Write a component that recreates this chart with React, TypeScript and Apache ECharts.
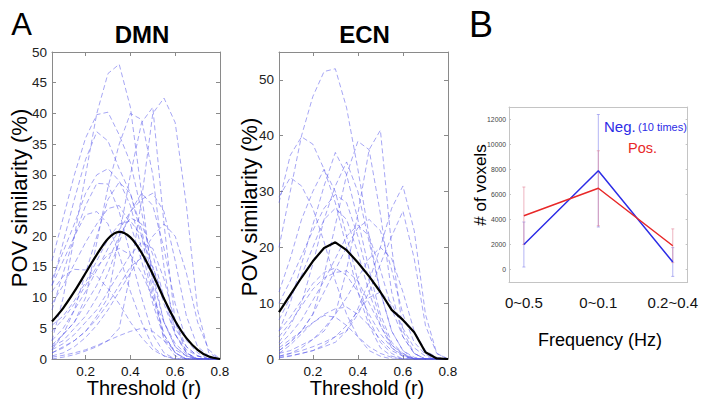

...

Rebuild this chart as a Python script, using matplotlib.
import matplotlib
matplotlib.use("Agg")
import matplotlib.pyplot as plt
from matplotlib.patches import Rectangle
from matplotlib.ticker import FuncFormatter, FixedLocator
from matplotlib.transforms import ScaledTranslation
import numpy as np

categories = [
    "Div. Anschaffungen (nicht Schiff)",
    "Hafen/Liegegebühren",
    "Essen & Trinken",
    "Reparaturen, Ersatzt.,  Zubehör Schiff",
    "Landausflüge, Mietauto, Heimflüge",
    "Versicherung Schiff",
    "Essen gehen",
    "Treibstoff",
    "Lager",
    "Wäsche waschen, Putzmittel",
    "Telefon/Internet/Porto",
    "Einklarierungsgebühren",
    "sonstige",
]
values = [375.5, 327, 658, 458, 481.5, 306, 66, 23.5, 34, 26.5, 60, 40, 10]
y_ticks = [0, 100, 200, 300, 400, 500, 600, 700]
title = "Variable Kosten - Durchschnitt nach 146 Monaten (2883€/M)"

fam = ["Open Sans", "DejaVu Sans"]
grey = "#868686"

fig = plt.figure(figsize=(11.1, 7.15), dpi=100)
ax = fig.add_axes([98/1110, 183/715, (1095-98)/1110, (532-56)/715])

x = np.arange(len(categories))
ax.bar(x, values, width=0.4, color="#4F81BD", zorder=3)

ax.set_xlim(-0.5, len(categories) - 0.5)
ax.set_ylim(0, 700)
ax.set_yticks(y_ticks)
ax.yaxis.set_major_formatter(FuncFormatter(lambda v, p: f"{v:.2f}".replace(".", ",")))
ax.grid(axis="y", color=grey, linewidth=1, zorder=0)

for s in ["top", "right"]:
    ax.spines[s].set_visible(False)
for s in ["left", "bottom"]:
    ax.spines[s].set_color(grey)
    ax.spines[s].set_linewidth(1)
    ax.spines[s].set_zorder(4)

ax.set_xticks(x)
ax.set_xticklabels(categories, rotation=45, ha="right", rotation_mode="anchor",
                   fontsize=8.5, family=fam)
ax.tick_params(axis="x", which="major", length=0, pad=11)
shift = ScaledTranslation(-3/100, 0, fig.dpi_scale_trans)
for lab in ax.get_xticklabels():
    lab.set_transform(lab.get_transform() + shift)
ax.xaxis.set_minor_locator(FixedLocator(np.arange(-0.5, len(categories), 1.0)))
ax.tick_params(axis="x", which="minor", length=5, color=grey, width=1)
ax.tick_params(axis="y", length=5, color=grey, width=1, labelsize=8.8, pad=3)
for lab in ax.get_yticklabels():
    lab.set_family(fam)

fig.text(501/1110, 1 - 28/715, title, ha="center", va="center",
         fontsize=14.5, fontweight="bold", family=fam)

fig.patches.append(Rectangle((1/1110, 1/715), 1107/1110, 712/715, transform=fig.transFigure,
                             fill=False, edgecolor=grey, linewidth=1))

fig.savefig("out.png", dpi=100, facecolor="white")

*Directions*.
Give again only the lines from the one bearing "Rebuild this chart" through the one bearing "import numpy as np", exactly as they stand.

*Result of this exercise*.
Rebuild this chart as a Python script, using matplotlib.
import matplotlib
matplotlib.use("Agg")
import matplotlib.pyplot as plt
from matplotlib.patches import Rectangle
from matplotlib.ticker import FuncFormatter, FixedLocator
from matplotlib.transforms import ScaledTranslation
import numpy as np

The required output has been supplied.